The state, for its part, argues that relying on subpoenas is not enough, in part because subpoenas tip off a fraudulent organization that it is under investigation. But there’s also a much more fundamental problem with the plaintiffs’ attempts to draw a line between election-related disclosure laws and laws that do not touch on elections — the border between “issue” advocacy and election-related advocacy is notoriously porous.
Before Citizens United opened the floodgates to unlimited corporate sending on elections, for example, lawmakers struggled to draw a sensible line between “issue” ads — ads intended to inform voters about a policy-related matter — and “electioneering communications,” which sought to influence an election. If an advocacy group runs an ad saying “tell Congressman Smith that he was wrong to vote for Obamacare,” for example, is that ad merely educating voters about a policy matter, or does it seek to undermine Smith’s reelection bid? What if the ad also praises Smith’s opponent for opposing Obamacare? What if the ad runs a week before the election?

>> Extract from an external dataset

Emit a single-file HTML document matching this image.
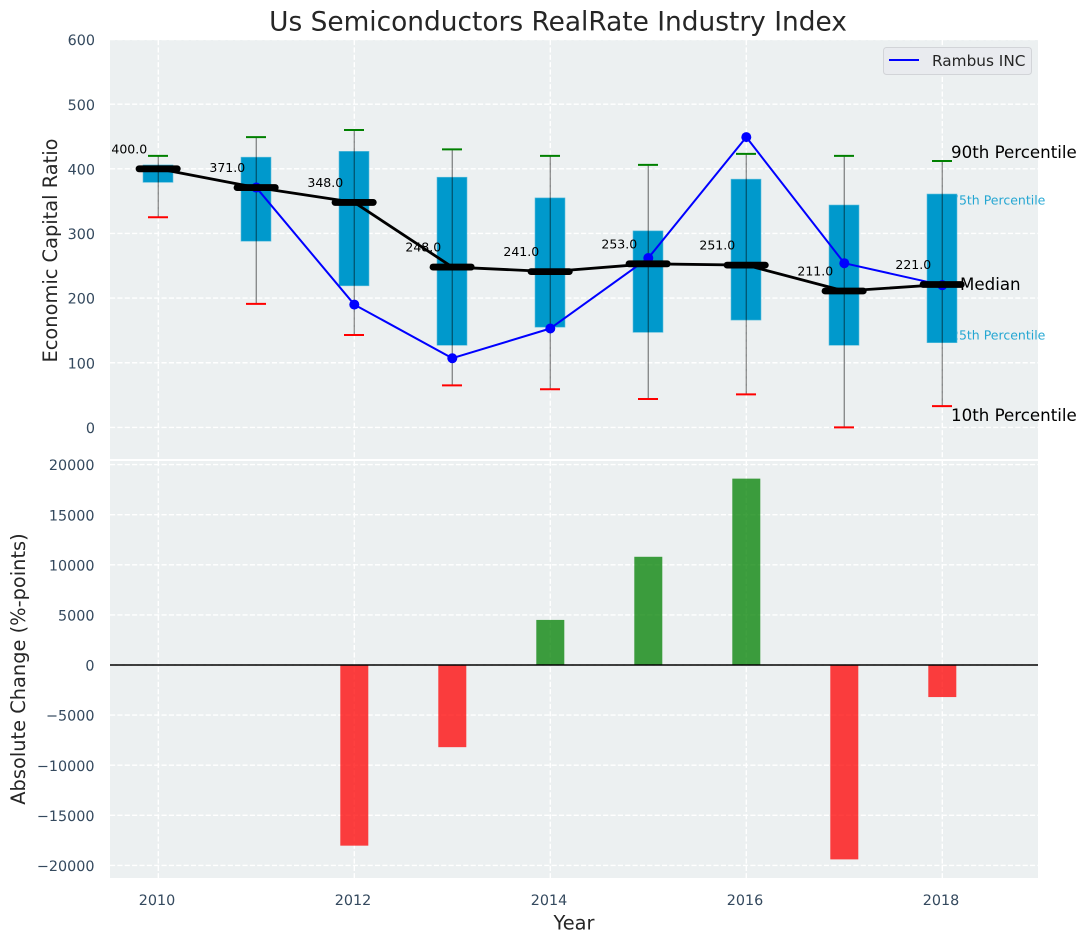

The plaintiffs’ proposed rule could very easily allow advocacy groups to evade disclosure rules that apply to election ads and similar communications with voters, so long as those communications superficially appear to focus on “issues.”
Conservatives weren’t always so skeptical of disclosure laws
Ultimately, cases like Americans for Prosperity come down to a question of values. Should donors who wish to spend gobs of money influencing public policy be allowed to do so anonymously? And if we think that the answer to this question typically should be no, at what point should we give special protections to donors who face harassment, boycotts, or worse?
In Doe v. Reed (2010), a case about whether the public should be allowed to learn who signed a petition seeking to call a referendum on a state law, Justice Antonin Scalia offered a bracing answer to these questions:
Requiring people to stand up in public for their political acts fosters civic courage, without which democracy is doomed. For my part, I do not look forward to a society which, thanks to the Supreme Court, campaigns anonymously . . . and even exercises the direct democracy of initiative and referendum hidden from public scrutiny and protected from the accountability of criticism. This does not resemble the Home of the Brave.
“Harsh criticism, short of unlawful action,” Scalia added, “is a price our people have traditionally been willing to pay for self-governance.”
There do have to be some limits on the government’s power to require advocacy groups to disclose their donors — NAACP presents a particularly stark example of why. And if either of the plaintiffs in Americans for Prosperity has evidence that their donors face a serious risk of illegal reprisals, then they should be allowed to bring an as-applied challenge to disclosure laws that endanger those donors.
But the Americans for Prosperity plaintiffs ask for much more. They ask for a fundamental shift in how the Court approaches disclosure laws. And, while they concede that there may still be campaign disclosure laws in the elections context, it’s far from clear that the Court will draw a sensible line between issue-related advocacy and election advocacy.
The views that Scalia expressed in Doe represent a confident conservatism — a conservatism that believes it can win the hearts and minds of the nation through open debate. But that brand of conservatism has been replaced by something far more insecure, and far more fearful of a frequently overblown “cancel culture” that is ready to pounce on anyone brazen enough to express a conservative viewpoint.
Americans for Prosperity will be an early sign of just how far this new, far more insecure conservatism has penetrated into the Supreme Court.